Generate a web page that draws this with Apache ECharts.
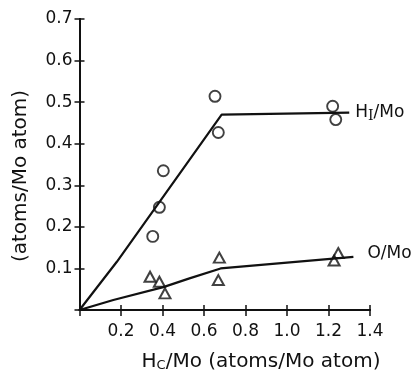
━━━━━━
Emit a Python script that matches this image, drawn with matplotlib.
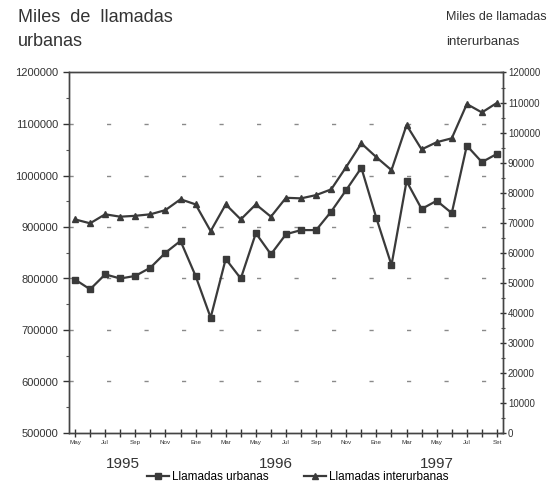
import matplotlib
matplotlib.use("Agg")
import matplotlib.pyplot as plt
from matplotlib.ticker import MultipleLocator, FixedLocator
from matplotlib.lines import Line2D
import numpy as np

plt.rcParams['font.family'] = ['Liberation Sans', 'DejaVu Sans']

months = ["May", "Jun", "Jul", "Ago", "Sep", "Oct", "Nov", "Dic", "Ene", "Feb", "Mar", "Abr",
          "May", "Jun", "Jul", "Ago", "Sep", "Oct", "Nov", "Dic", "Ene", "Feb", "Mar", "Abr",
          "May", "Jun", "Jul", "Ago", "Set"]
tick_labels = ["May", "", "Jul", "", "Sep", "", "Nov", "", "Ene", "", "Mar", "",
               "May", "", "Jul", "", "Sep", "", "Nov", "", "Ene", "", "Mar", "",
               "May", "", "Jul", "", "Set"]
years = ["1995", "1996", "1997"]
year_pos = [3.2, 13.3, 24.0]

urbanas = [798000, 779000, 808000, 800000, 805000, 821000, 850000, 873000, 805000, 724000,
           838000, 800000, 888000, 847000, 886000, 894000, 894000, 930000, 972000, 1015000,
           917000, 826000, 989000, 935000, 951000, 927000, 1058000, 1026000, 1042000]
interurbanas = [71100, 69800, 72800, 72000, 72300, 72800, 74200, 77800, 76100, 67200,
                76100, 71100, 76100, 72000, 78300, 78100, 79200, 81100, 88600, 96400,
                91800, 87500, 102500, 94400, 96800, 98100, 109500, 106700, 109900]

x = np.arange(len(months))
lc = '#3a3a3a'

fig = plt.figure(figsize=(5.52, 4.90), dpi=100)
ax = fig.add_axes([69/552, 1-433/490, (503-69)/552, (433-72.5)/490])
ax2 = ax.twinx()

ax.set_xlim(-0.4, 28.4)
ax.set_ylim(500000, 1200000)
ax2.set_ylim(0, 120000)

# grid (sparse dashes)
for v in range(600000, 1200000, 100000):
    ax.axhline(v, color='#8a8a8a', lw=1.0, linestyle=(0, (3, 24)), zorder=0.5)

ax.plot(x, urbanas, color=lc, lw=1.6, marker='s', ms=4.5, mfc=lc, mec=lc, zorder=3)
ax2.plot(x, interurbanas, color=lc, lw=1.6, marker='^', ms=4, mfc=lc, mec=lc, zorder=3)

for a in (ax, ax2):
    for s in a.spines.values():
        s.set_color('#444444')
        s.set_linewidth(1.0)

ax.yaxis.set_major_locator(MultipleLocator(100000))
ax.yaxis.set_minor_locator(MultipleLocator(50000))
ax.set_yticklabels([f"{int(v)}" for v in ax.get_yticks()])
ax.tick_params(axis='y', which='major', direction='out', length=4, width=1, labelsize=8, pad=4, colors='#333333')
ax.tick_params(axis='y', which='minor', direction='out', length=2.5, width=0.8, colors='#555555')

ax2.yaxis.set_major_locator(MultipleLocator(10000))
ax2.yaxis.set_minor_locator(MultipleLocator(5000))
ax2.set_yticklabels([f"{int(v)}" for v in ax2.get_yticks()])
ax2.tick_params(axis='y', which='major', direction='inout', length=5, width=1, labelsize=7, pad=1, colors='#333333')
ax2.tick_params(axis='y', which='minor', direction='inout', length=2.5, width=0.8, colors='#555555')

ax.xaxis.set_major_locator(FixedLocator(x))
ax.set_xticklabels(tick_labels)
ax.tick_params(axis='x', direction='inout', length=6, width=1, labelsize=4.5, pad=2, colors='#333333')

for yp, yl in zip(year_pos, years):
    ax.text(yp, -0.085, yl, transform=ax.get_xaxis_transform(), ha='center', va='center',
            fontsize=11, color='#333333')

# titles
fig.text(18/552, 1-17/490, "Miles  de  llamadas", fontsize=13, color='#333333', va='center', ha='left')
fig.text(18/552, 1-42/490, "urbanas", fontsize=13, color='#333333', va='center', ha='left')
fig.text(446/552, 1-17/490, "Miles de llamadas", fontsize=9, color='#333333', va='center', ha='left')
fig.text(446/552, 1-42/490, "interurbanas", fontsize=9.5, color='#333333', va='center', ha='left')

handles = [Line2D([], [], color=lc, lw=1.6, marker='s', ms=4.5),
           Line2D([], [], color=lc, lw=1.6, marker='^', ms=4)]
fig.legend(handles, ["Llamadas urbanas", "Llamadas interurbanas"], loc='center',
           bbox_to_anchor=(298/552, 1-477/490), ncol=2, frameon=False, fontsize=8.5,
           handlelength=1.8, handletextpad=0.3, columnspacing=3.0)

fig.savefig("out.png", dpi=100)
━━━━━━
§ **WHAT IS EXPECTED**
Reproduce the entries exactly, from the line with "Emit a Python" to the line with "ms=4, mfc=lc, mec=lc, zorder=3)", both lines included, keeping no pictures.

§ **THE SOLUTION**
Emit a Python script that matches this image, drawn with matplotlib.
import matplotlib
matplotlib.use("Agg")
import matplotlib.pyplot as plt
from matplotlib.ticker import MultipleLocator, FixedLocator
from matplotlib.lines import Line2D
import numpy as np

plt.rcParams['font.family'] = ['Liberation Sans', 'DejaVu Sans']

months = ["May", "Jun", "Jul", "Ago", "Sep", "Oct", "Nov", "Dic", "Ene", "Feb", "Mar", "Abr",
          "May", "Jun", "Jul", "Ago", "Sep", "Oct", "Nov", "Dic", "Ene", "Feb", "Mar", "Abr",
          "May", "Jun", "Jul", "Ago", "Set"]
tick_labels = ["May", "", "Jul", "", "Sep", "", "Nov", "", "Ene", "", "Mar", "",
               "May", "", "Jul", "", "Sep", "", "Nov", "", "Ene", "", "Mar", "",
               "May", "", "Jul", "", "Set"]
years = ["1995", "1996", "1997"]
year_pos = [3.2, 13.3, 24.0]

urbanas = [798000, 779000, 808000, 800000, 805000, 821000, 850000, 873000, 805000, 724000,
           838000, 800000, 888000, 847000, 886000, 894000, 894000, 930000, 972000, 1015000,
           917000, 826000, 989000, 935000, 951000, 927000, 1058000, 1026000, 1042000]
interurbanas = [71100, 69800, 72800, 72000, 72300, 72800, 74200, 77800, 76100, 67200,
                76100, 71100, 76100, 72000, 78300, 78100, 79200, 81100, 88600, 96400,
                91800, 87500, 102500, 94400, 96800, 98100, 109500, 106700, 109900]

x = np.arange(len(months))
lc = '#3a3a3a'

fig = plt.figure(figsize=(5.52, 4.90), dpi=100)
ax = fig.add_axes([69/552, 1-433/490, (503-69)/552, (433-72.5)/490])
ax2 = ax.twinx()

ax.set_xlim(-0.4, 28.4)
ax.set_ylim(500000, 1200000)
ax2.set_ylim(0, 120000)

# grid (sparse dashes)
for v in range(600000, 1200000, 100000):
    ax.axhline(v, color='#8a8a8a', lw=1.0, linestyle=(0, (3, 24)), zorder=0.5)

ax.plot(x, urbanas, color=lc, lw=1.6, marker='s', ms=4.5, mfc=lc, mec=lc, zorder=3)
ax2.plot(x, interurbanas, color=lc, lw=1.6, marker='^', ms=4, mfc=lc, mec=lc, zorder=3)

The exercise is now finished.